With a capacity of 15MW, Zonnebeke can power 5,800 homes
Zonnebeke-Wind
The Zonnebeke Energy Project is located 16 kilometres south of Chetwynd and 9 kilometres west of Lone Prairie. Developers say it can produce enough energy to power 5,800 homes.

The West Moberly First Nation and Natural Forces are celebrating Earth Day today with their newly-commissioned Zonnebeke wind project.

The project, south of Chetwynd, consists of four turbines with a capacity of 15MW, enough energy to power 5,800 homes.

“The Zonnebeke project exemplifies the truly clean renewable energy the world needs to move forward,” said West Moberly Chief Roland Willson in a release. “It is through business partnerships and relationships like this that First Nations can and will develop true sustainable opportunities which in-turn enable the Nations to grow and prosper.”

The project was developed as a partnership between West Moberly First Nations and Natural Forces, and was developed in tandem with a separate, nearby project, Sukunka Energy Project, which is a partnership between Saulteau First Nations and Natural Forces.

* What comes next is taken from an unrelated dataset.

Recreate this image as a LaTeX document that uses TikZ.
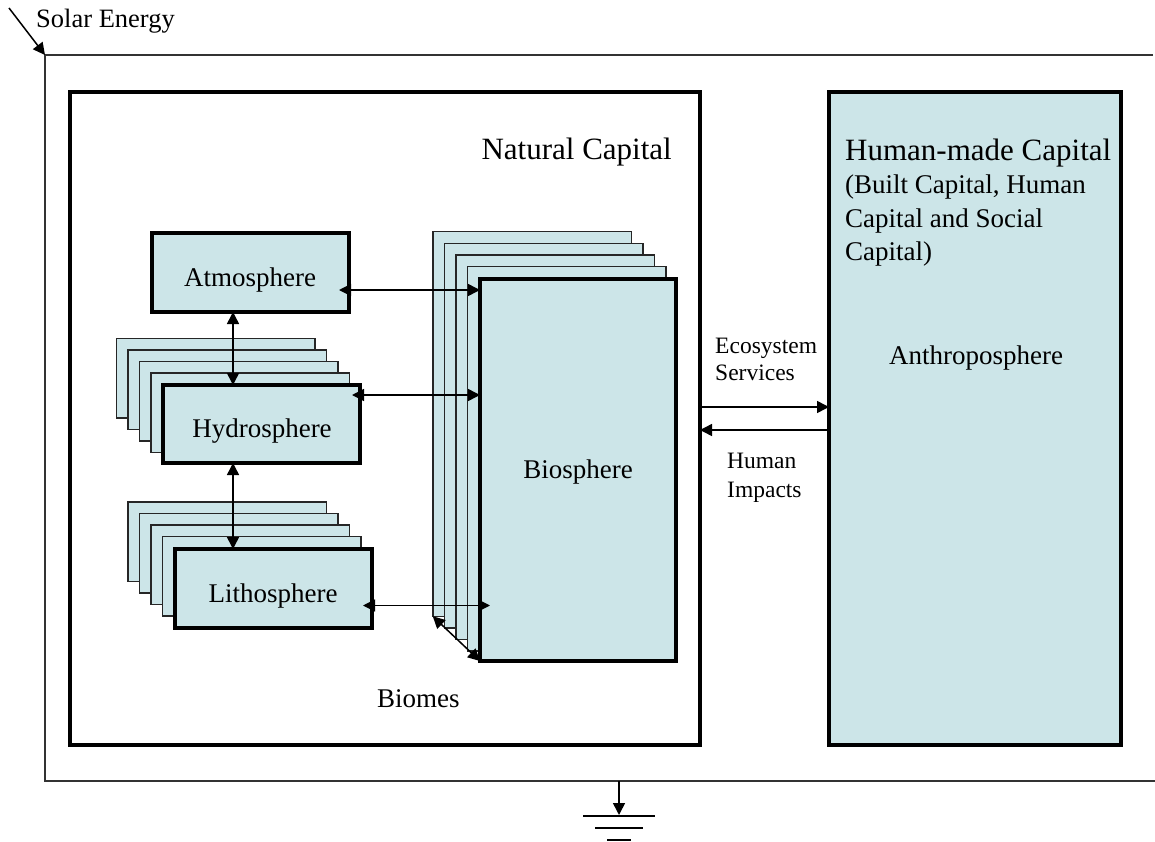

“Working with Chief Willson and his colleagues has been a fantastic experience,” said John Brereton, President at Natural Forces. “We are very grateful to have been part of this project that will generate clean, emission-free electricity in British Columbia and deliver economic prosperity to our partners at West Moberly First Nations.”

West Moberly and Natural Forces signed an Electricity Purchase Agreement with BC Hydro in July 2019 for the sale of energy generated from the project.

“We’re pleased the Zonnebeke Energy Project will add to BC Hydro’s clean, renewable electricity supply and help to power thousands of homes in B.C.,” said BC Hydro President and CEO Chris O’Riley. “We are committed to building and maintaining meaningful relationships with Indigenous groups, including the West Moberly First Nations, and this project is an example of that.”